ENTRIES SUPPLIED »
---

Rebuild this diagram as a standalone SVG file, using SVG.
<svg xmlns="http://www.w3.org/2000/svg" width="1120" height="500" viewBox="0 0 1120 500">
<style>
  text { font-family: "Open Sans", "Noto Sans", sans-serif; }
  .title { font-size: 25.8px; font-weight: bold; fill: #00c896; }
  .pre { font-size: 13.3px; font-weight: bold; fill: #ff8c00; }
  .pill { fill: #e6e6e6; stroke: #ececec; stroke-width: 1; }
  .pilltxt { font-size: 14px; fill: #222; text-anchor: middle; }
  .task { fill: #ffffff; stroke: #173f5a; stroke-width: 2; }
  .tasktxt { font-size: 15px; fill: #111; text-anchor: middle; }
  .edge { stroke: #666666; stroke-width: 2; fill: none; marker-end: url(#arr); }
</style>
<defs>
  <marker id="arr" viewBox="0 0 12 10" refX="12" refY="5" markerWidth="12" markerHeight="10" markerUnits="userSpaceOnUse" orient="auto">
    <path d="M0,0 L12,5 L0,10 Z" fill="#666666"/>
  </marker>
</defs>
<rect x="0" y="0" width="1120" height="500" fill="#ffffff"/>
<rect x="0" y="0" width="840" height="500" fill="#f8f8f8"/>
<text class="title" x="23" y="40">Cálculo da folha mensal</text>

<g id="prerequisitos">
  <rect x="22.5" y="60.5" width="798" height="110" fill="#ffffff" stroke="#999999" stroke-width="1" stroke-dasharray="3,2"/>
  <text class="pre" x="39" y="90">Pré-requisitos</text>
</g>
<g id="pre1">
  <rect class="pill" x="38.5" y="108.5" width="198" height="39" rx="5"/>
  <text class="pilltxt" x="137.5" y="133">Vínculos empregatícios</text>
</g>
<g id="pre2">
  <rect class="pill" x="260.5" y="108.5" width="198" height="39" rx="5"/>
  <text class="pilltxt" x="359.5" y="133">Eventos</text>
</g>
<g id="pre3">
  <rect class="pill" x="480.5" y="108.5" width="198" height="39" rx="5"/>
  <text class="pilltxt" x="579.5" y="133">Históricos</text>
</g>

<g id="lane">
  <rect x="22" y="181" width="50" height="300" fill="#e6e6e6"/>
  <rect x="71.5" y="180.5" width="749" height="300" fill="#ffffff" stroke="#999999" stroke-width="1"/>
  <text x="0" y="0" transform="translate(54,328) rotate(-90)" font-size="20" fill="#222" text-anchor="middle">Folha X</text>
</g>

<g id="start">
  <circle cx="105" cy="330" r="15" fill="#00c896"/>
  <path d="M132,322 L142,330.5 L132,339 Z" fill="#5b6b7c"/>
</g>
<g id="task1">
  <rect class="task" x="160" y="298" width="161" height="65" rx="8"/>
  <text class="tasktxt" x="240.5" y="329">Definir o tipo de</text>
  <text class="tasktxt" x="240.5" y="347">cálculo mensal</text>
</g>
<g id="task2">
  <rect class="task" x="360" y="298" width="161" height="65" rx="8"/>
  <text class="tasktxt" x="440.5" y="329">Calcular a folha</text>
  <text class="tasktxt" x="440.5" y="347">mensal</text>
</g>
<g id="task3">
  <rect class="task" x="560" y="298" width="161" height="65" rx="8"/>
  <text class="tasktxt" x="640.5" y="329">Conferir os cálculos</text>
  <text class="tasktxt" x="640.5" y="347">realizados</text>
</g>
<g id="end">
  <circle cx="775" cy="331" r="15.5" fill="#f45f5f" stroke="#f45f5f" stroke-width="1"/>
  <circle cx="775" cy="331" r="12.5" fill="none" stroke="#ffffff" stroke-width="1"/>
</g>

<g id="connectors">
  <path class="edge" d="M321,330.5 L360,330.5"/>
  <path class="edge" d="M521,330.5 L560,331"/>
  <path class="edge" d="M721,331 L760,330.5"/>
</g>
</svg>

---

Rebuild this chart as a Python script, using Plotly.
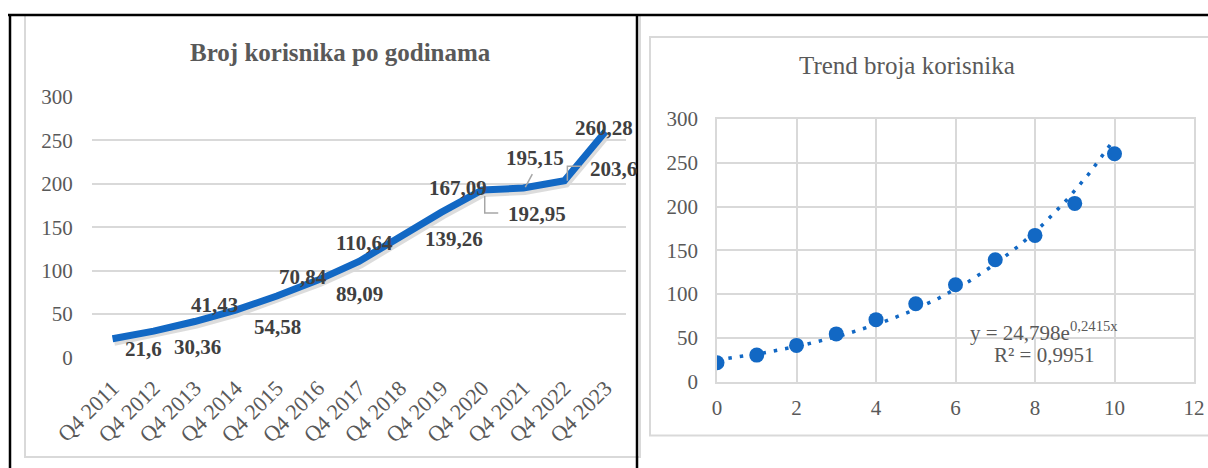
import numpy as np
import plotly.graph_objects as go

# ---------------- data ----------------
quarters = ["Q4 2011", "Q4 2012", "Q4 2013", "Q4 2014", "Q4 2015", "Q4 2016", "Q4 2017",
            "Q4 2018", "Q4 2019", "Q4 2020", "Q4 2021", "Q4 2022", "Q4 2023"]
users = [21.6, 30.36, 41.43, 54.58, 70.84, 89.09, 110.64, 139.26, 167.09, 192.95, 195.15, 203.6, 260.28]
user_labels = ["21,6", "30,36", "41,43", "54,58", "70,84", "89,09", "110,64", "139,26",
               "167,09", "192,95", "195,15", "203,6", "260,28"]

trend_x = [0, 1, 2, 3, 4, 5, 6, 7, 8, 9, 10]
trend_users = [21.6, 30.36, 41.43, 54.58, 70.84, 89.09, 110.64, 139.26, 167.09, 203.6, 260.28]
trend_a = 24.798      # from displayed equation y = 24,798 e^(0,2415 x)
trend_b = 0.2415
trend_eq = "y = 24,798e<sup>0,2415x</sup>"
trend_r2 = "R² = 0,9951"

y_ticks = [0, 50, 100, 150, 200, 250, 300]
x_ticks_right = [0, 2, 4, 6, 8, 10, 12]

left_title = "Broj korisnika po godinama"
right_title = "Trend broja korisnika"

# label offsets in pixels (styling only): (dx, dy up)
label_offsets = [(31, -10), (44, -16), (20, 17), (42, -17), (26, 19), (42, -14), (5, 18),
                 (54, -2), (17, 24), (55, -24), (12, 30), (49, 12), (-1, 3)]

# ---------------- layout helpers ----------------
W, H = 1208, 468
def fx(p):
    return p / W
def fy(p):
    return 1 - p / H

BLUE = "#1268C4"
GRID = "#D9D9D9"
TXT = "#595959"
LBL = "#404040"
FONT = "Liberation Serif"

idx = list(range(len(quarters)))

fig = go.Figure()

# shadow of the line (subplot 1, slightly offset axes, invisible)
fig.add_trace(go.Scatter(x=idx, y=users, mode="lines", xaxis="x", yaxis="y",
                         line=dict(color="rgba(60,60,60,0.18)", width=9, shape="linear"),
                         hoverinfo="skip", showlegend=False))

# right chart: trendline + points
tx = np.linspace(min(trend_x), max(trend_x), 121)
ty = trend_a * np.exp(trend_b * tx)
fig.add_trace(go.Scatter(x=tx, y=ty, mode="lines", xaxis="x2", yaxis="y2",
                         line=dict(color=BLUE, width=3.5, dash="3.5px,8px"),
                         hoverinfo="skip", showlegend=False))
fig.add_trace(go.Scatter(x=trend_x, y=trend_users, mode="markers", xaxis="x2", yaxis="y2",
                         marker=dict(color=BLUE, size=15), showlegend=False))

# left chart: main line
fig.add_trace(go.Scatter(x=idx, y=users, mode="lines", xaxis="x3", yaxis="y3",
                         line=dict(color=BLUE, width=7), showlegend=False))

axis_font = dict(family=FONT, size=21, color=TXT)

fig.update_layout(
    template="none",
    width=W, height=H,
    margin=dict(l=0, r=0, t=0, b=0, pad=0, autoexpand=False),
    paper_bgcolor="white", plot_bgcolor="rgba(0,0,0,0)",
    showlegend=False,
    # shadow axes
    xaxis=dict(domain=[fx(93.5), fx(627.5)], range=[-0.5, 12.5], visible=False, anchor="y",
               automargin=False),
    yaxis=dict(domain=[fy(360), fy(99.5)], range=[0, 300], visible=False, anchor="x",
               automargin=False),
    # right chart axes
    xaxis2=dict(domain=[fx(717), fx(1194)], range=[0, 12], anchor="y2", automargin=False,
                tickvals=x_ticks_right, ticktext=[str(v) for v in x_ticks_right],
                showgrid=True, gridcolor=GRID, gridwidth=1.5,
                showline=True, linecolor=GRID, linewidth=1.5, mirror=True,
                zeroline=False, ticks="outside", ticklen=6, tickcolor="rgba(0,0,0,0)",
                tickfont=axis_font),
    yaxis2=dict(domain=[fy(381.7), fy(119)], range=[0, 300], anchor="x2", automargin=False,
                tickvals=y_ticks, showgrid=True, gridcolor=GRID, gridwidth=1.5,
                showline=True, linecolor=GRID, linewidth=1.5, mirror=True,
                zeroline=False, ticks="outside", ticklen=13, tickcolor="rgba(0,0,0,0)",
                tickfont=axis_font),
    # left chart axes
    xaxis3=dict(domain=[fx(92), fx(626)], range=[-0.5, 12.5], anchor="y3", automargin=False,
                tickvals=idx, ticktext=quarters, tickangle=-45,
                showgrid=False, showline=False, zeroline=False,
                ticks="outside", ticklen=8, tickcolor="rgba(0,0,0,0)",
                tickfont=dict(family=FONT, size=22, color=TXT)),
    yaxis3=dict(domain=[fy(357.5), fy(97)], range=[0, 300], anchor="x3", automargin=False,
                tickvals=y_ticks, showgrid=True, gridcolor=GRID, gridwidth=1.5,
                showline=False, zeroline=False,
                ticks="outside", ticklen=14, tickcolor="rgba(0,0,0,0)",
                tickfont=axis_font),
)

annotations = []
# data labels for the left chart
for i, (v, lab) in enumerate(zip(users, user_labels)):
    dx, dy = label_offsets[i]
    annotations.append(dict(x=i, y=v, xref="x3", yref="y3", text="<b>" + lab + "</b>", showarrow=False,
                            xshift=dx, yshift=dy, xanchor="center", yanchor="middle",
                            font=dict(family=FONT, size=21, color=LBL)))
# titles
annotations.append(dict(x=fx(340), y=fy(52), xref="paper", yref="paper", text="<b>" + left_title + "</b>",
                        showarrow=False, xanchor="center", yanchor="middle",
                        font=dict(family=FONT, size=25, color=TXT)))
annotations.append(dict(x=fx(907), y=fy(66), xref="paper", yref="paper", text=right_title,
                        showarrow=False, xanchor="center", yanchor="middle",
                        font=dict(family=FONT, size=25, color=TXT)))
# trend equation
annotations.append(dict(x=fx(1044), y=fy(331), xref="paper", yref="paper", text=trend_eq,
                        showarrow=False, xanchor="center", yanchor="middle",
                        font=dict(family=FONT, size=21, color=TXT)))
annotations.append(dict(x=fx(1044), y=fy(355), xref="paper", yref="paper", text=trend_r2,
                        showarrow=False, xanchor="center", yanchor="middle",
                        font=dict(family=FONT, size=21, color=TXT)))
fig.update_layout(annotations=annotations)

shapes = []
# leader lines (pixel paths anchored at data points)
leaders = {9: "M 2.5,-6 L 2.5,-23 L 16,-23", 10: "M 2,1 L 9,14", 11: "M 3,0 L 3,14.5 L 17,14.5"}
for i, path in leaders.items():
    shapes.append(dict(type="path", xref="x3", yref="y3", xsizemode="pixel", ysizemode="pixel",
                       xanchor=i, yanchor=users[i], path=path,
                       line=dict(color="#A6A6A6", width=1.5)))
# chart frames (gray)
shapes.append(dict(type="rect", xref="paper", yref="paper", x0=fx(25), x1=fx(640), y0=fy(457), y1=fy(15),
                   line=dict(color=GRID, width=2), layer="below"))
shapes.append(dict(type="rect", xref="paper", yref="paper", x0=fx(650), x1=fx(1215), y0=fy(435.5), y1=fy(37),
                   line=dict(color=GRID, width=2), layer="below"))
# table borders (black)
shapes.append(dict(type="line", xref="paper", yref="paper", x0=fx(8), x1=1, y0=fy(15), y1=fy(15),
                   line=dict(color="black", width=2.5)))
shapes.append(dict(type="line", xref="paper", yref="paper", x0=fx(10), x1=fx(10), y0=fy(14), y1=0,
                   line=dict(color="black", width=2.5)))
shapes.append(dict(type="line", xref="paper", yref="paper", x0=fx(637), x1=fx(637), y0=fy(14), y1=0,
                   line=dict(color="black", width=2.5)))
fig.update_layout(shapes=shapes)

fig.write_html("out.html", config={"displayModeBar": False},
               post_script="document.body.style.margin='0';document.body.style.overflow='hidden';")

---

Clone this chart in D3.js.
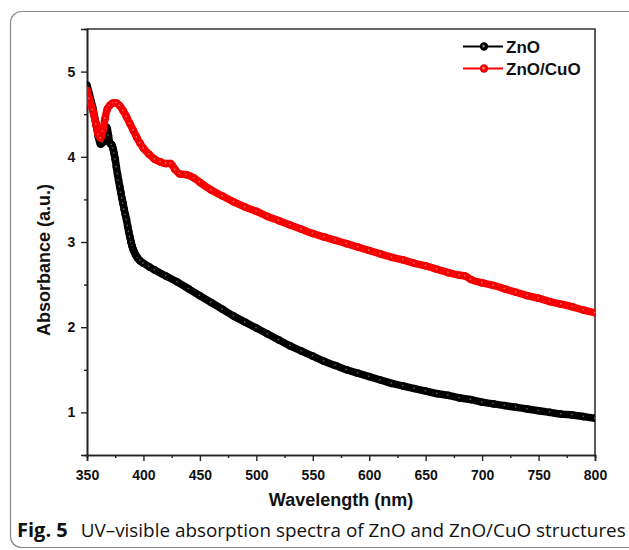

---

GOAL » Give the exact lines, and only those, from the line containing "Rebuild this diagram" through the line containing "da folha mensal</text>" in the entries above.

RESPONSE TO THIS TASK »
Rebuild this diagram as a standalone SVG file, using SVG.
<svg xmlns="http://www.w3.org/2000/svg" width="1120" height="500" viewBox="0 0 1120 500">
<style>
  text { font-family: "Open Sans", "Noto Sans", sans-serif; }
  .title { font-size: 25.8px; font-weight: bold; fill: #00c896; }
  .pre { font-size: 13.3px; font-weight: bold; fill: #ff8c00; }
  .pill { fill: #e6e6e6; stroke: #ececec; stroke-width: 1; }
  .pilltxt { font-size: 14px; fill: #222; text-anchor: middle; }
  .task { fill: #ffffff; stroke: #173f5a; stroke-width: 2; }
  .tasktxt { font-size: 15px; fill: #111; text-anchor: middle; }
  .edge { stroke: #666666; stroke-width: 2; fill: none; marker-end: url(#arr); }
</style>
<defs>
  <marker id="arr" viewBox="0 0 12 10" refX="12" refY="5" markerWidth="12" markerHeight="10" markerUnits="userSpaceOnUse" orient="auto">
    <path d="M0,0 L12,5 L0,10 Z" fill="#666666"/>
  </marker>
</defs>
<rect x="0" y="0" width="1120" height="500" fill="#ffffff"/>
<rect x="0" y="0" width="840" height="500" fill="#f8f8f8"/>
<text class="title" x="23" y="40">Cálculo da folha mensal</text>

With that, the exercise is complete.